◆ EXTRACTED DATA

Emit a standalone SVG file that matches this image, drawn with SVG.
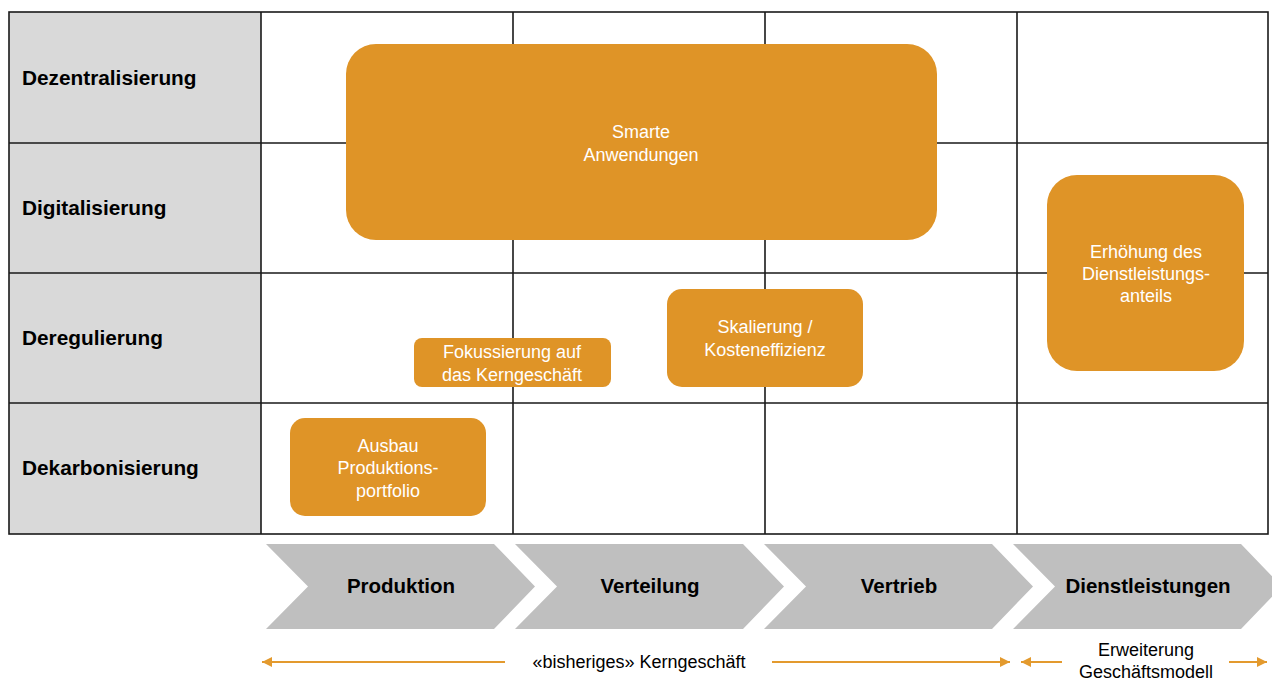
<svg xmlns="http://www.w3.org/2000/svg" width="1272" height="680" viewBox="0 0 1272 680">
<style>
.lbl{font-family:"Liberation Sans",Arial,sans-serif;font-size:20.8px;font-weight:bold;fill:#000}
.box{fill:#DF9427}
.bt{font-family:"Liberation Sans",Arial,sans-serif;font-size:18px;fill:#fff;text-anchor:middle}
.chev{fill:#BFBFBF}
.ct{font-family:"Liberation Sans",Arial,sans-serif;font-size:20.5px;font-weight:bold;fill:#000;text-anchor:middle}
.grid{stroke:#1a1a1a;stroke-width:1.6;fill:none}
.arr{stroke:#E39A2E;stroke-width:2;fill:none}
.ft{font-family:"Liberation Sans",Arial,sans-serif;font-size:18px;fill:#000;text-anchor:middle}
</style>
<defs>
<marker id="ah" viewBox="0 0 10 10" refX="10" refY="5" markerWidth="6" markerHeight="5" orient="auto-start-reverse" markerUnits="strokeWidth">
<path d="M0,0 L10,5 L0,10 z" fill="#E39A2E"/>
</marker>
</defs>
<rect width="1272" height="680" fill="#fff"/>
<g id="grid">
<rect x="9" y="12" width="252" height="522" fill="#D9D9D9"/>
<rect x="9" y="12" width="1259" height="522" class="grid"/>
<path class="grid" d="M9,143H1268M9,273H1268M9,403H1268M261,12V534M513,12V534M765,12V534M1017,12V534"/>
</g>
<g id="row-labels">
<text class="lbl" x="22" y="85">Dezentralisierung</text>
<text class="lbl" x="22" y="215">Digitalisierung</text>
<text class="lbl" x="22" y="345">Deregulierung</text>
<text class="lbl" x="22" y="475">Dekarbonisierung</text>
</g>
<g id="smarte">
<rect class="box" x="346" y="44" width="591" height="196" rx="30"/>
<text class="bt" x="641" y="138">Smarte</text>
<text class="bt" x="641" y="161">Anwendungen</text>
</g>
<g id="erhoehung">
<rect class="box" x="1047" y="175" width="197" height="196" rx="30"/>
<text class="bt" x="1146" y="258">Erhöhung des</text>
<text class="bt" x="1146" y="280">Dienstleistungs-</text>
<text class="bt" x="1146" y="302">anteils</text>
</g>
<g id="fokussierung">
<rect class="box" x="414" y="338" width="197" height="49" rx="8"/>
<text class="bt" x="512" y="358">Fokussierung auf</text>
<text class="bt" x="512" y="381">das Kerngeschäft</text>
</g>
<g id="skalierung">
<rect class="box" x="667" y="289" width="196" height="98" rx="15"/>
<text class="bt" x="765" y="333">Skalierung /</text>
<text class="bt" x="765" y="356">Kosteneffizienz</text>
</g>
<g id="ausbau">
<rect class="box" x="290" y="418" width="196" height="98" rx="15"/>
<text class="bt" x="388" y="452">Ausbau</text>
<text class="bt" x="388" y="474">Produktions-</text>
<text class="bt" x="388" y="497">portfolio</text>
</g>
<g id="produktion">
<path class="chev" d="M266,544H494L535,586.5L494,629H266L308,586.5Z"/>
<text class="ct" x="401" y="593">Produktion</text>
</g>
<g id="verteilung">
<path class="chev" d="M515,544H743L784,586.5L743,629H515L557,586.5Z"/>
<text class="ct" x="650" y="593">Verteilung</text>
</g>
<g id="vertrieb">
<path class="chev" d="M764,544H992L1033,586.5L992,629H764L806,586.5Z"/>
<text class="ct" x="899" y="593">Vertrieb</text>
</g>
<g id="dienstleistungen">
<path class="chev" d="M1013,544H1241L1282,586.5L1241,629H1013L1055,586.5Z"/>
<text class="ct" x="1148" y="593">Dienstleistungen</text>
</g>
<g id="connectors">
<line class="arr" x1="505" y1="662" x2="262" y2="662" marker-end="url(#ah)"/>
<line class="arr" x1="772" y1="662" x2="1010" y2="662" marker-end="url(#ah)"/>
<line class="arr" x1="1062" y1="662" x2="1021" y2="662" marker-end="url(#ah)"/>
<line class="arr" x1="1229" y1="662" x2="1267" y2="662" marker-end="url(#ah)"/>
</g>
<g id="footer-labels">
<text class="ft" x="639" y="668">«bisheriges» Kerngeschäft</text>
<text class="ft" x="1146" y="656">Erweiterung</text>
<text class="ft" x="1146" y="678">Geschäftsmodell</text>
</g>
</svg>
* * *
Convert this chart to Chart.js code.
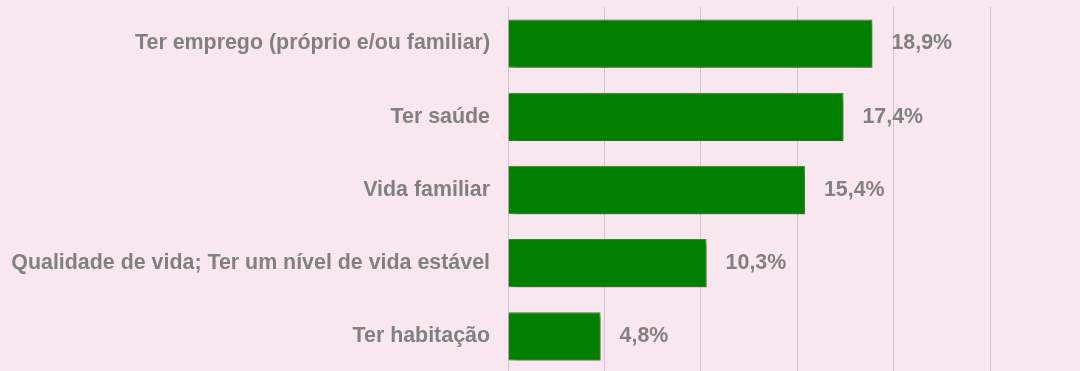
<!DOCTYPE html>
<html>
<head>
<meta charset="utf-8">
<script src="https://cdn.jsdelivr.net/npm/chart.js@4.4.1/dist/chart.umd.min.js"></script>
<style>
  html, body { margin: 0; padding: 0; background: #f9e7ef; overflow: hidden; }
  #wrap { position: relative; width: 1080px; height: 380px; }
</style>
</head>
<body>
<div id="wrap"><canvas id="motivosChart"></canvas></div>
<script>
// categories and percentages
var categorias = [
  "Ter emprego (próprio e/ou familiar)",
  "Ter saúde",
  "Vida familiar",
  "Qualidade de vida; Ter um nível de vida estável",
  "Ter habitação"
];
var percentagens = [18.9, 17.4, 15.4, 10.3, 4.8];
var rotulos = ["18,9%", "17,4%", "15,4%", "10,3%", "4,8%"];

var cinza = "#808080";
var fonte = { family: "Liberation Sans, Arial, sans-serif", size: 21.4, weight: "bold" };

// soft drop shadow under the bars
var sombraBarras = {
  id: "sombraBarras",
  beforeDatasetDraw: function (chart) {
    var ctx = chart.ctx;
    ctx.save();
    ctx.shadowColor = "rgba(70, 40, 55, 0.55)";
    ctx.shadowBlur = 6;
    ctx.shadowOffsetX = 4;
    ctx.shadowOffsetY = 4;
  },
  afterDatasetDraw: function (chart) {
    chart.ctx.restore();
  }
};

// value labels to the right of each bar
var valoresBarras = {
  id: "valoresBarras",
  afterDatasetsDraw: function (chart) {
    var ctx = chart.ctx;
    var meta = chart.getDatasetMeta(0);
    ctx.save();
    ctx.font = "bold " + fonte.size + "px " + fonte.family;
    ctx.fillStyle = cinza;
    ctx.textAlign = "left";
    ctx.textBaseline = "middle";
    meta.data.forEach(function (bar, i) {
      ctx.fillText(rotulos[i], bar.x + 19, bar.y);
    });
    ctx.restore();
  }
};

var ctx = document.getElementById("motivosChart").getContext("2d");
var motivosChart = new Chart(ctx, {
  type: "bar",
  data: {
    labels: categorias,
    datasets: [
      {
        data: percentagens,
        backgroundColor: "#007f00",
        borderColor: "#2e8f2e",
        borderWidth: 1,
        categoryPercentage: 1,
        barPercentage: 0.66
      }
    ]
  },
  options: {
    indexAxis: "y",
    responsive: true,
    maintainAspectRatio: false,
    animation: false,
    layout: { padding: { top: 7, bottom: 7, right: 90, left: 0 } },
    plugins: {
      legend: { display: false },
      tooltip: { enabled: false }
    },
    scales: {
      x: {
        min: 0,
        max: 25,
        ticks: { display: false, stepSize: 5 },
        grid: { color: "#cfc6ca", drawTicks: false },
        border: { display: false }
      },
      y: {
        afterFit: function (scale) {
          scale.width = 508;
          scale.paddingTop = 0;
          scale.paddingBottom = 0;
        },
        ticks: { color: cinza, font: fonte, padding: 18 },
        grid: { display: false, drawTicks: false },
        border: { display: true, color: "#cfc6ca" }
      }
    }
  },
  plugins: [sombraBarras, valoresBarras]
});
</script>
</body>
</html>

◆ PROBLEM TO SOLVE
Report each line in the preceding entries that holds the string "this".

◆ FINISHED TASK
Emit a standalone SVG file that matches this image, drawn with SVG.
Convert this chart to Chart.js code.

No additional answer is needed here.